Thursday, 12 January 2017

Factors influencing attainment of CEO position for women

an article by Dene Hurley and Amod Choudhary (Lehman College, City University of New York, USA) published in Gender in Management: An International Journal Volume 31 Issue (2016)


This paper aims to determine possible differences in causes or characteristics between men and women in attaining the CEO position in large publicly listed companies in the USA.

T-test statistic, correlation analyses and logit model were used to determine the role individual factors (tenure in management roles, age of CEOs, number of children, years of education) and the firm-level factor (number of employees, net income) play in determining the likelihood of having a female CEO.

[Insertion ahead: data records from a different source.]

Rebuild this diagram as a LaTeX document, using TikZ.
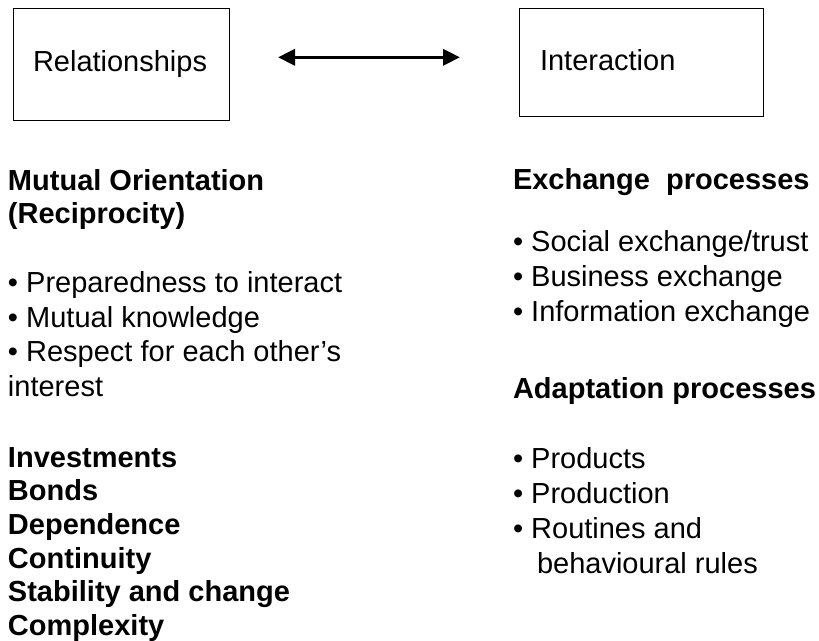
\documentclass[tikz,border=0pt]{standalone}
\usepackage{fontspec}
\setmainfont{Liberation Sans}
\usetikzlibrary{arrows.meta}
\begin{document}
\begin{tikzpicture}[x=1pt,y=-1pt,
  every node/.style={inner sep=0pt, outer sep=0pt},
  box/.style={draw, line width=1pt},
  txt/.style={anchor=base west, font=\fontsize{29}{33.5}\selectfont},
  hd/.style={anchor=base west, font=\fontsize{29}{33.5}\selectfont\bfseries},
  link/.style={line width=3.6pt, {Triangle[length=17pt,width=16pt]}-{Triangle[length=17pt,width=16pt]}}]
\useasboundingbox (0,0) rectangle (819,640);
% boxes
\node[box, minimum width=216pt, minimum height=112.5pt] (rel) at (121,64.5) {};
\node[box, minimum width=244pt, minimum height=108pt] (int) at (641,62.2) {};
\node[txt] (reltxt) at (33,71) {Relationships};
\node[txt] (inttxt) at (540,70) {Interaction};
% arrow
\coordinate (al) at (278,57.3);
\coordinate (ar) at (460,57.3);
\draw[link] (al) -- (ar);
% left column
\node[hd] (l1) at (8,190) {Mutual Orientation};
\node[hd] (l2) at (8,223) {(Reciprocity)};
\node[txt] (l3) at (8,292.5) {• Preparedness to interact};
\node[txt] (l4) at (8,327) {• Mutual knowledge};
\node[txt] (l5) at (8,361.5) {• Respect for each other’s};
\node[txt] (l6) at (8,396) {interest};
\node[hd] (l7) at (8,467) {Investments};
\node[hd] (l8) at (8,500.5) {Bonds};
\node[hd] (l9) at (8,534) {Dependence};
\node[hd] (l10) at (8,568) {Continuity};
\node[hd] (l11) at (8,601.5) {Stability and change};
\node[hd] (l12) at (8,635) {Complexity};
% right column
\node[hd] (r1) at (513,189.5) {Exchange\ \ processes};
\node[txt] (r2) at (513,251.5) {• Social exchange/trust};
\node[txt] (r3) at (513,286.7) {• Business exchange};
\node[txt] (r4) at (513,321.7) {• Information exchange};
\node[hd] (r5) at (513,398) {Adaptation processes};
\node[txt] (r6) at (513,468) {• Products};
\node[txt] (r7) at (513,503) {• Production};
\node[txt] (r8) at (513,538) {• Routines and};
\node[txt] (r9) at (537,573) {behavioural rules};
\end{tikzpicture}
\end{document}
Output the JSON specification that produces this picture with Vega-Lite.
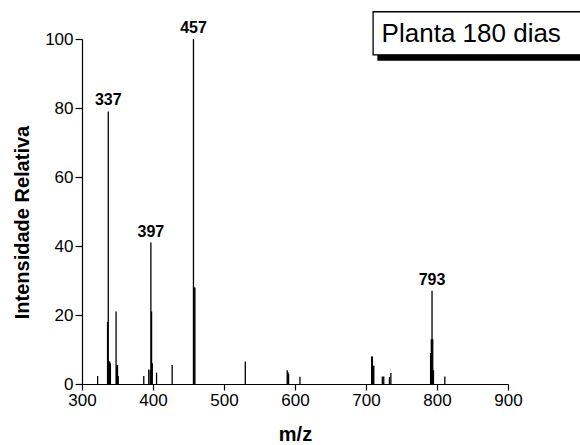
{
  "$schema": "https://vega.github.io/schema/vega-lite/v6.json",
  "width": 426,
  "height": 345,
  "autosize": "none",
  "padding": {"left": 82, "top": 39, "right": 72, "bottom": 61},
  "background": "white",
  "config": {
    "view": {"stroke": null},
    "font": "Liberation Sans",
    "axis": {"grid": false, "domainColor": "black", "tickColor": "black", "labelColor": "black", "titleColor": "black", "domainWidth": 1.2, "tickWidth": 1.2, "labelFont": "Liberation Sans", "titleFont": "Liberation Sans"}
  },
  "datasets": {
    "peaks": [
      {"mz": 322, "intensity": 2.3},
      {"mz": 336, "intensity": 18},
      {"mz": 337, "intensity": 79, "label": "337"},
      {"mz": 338, "intensity": 6.5},
      {"mz": 339, "intensity": 6.5},
      {"mz": 340, "intensity": 6},
      {"mz": 348, "intensity": 21},
      {"mz": 349, "intensity": 5.5},
      {"mz": 350, "intensity": 5.5},
      {"mz": 351, "intensity": 2.3},
      {"mz": 387, "intensity": 2.3},
      {"mz": 394, "intensity": 4.2},
      {"mz": 396, "intensity": 4},
      {"mz": 397, "intensity": 41, "label": "397"},
      {"mz": 398, "intensity": 21},
      {"mz": 399, "intensity": 6},
      {"mz": 405, "intensity": 3.3},
      {"mz": 427, "intensity": 5.5},
      {"mz": 457, "intensity": 100, "label": "457"},
      {"mz": 458, "intensity": 28},
      {"mz": 459, "intensity": 28},
      {"mz": 530, "intensity": 6.5},
      {"mz": 589, "intensity": 4},
      {"mz": 590, "intensity": 3.5},
      {"mz": 591, "intensity": 3},
      {"mz": 607, "intensity": 2.1},
      {"mz": 708, "intensity": 8},
      {"mz": 709, "intensity": 8},
      {"mz": 710, "intensity": 5.3},
      {"mz": 711, "intensity": 5.3},
      {"mz": 723, "intensity": 2.2},
      {"mz": 725, "intensity": 2.2},
      {"mz": 733, "intensity": 2},
      {"mz": 735, "intensity": 3.2},
      {"mz": 791, "intensity": 9},
      {"mz": 792, "intensity": 13},
      {"mz": 793, "intensity": 27, "label": "793"},
      {"mz": 794, "intensity": 13},
      {"mz": 795, "intensity": 4},
      {"mz": 811, "intensity": 2.2}
    ],
    "legend": [{"text": "Planta 180 dias"}]
  },
  "layer": [
    {
      "data": {"name": "peaks"},
      "mark": {"type": "rule", "color": "black", "strokeWidth": 1.3},
      "encoding": {
        "x": {
          "field": "mz", "type": "quantitative",
          "scale": {"domain": [300, 900], "nice": false, "zero": false},
          "axis": {
            "title": "m/z", "titleFontSize": 20, "titleFontWeight": "bold", "titlePadding": 16,
            "values": [300, 350, 400, 450, 500, 550, 600, 650, 700, 750, 800, 850, 900],
            "labelExpr": "datum.value % 100 === 0 ? datum.label : ''",
            "labelFontSize": 17, "labelPadding": 2, "labelFlush": false,
            "tickSize": {"condition": {"test": "datum.value % 100 === 0", "value": 6}, "value": 4}
          }
        },
        "y": {
          "field": "intensity", "type": "quantitative",
          "scale": {"domain": [0, 100], "nice": false},
          "axis": {
            "title": "Intensidade Relativa", "titleFontSize": 20, "titleFontWeight": "bold", "titlePadding": 12, "titleY": 183,
            "values": [0, 10, 20, 30, 40, 50, 60, 70, 80, 90, 100],
            "labelExpr": "datum.value % 20 === 0 ? datum.label : ''",
            "labelFontSize": 17, "labelPadding": 2, "labelFlush": false,
            "tickSize": {"condition": {"test": "datum.value % 20 === 0", "value": 7}, "value": 4}
          }
        },
        "y2": {"datum": 0}
      }
    },
    {
      "data": {"name": "peaks"},
      "transform": [{"filter": "datum.label != null"}],
      "mark": {"type": "text", "font": "Liberation Sans", "fontWeight": "bold", "fontSize": 16, "baseline": "alphabetic", "align": "center", "dy": -6, "color": "black"},
      "encoding": {
        "x": {"field": "mz", "type": "quantitative"},
        "y": {"field": "intensity", "type": "quantitative"},
        "text": {"field": "label"}
      }
    },
    {
      "data": {"name": "legend"},
      "mark": {"type": "rect", "color": "black"},
      "encoding": {
        "x": {"datum": 716},
        "x2": {"datum": 1060},
        "y": {"datum": 93.7},
        "y2": {"datum": 106.4}
      }
    },
    {
      "data": {"name": "legend"},
      "mark": {"type": "rect", "fill": "white", "stroke": "black", "strokeWidth": 1.3},
      "encoding": {
        "x": {"datum": 710},
        "x2": {"datum": 1050},
        "y": {"datum": 95.4},
        "y2": {"datum": 107.9}
      }
    },
    {
      "data": {"name": "legend"},
      "mark": {"type": "text", "font": "Liberation Sans", "fontSize": 26, "align": "left", "baseline": "alphabetic", "color": "black"},
      "encoding": {
        "x": {"datum": 722},
        "y": {"datum": 99.2},
        "text": {"field": "text"}
      }
    }
  ]
}
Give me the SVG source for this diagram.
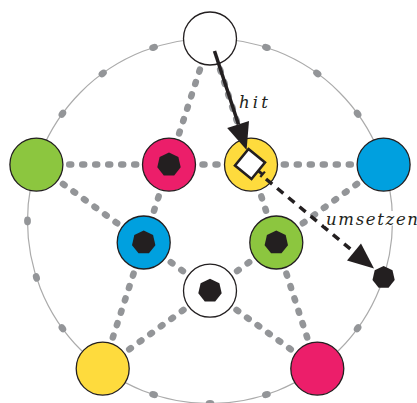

The research results show that years of education, the number of children and the number of employees in the business play significant roles in determining the likelihood of having a female CEO. An increase in the number of children and years spent in education lower the probability of the CEO being a woman, while having greater number of employees raises the likelihood of having a woman CEO.

Research limitations/implications
The findings are applicable to only the largest publicly traded firms in the USA and are not applicable to mid to small publicly listed, private or non-for-profit companies or institutions. This research is a starting point for future research of women and men CEOs of small and mid-size publicly traded and non-publicly traded firms in the USA.

Prior research has shown that having children is detrimental for women in management positions; this research specifically identifies this problem for the CEO position. It also reveals that having more of education does not translate to getting to the CEO position for women.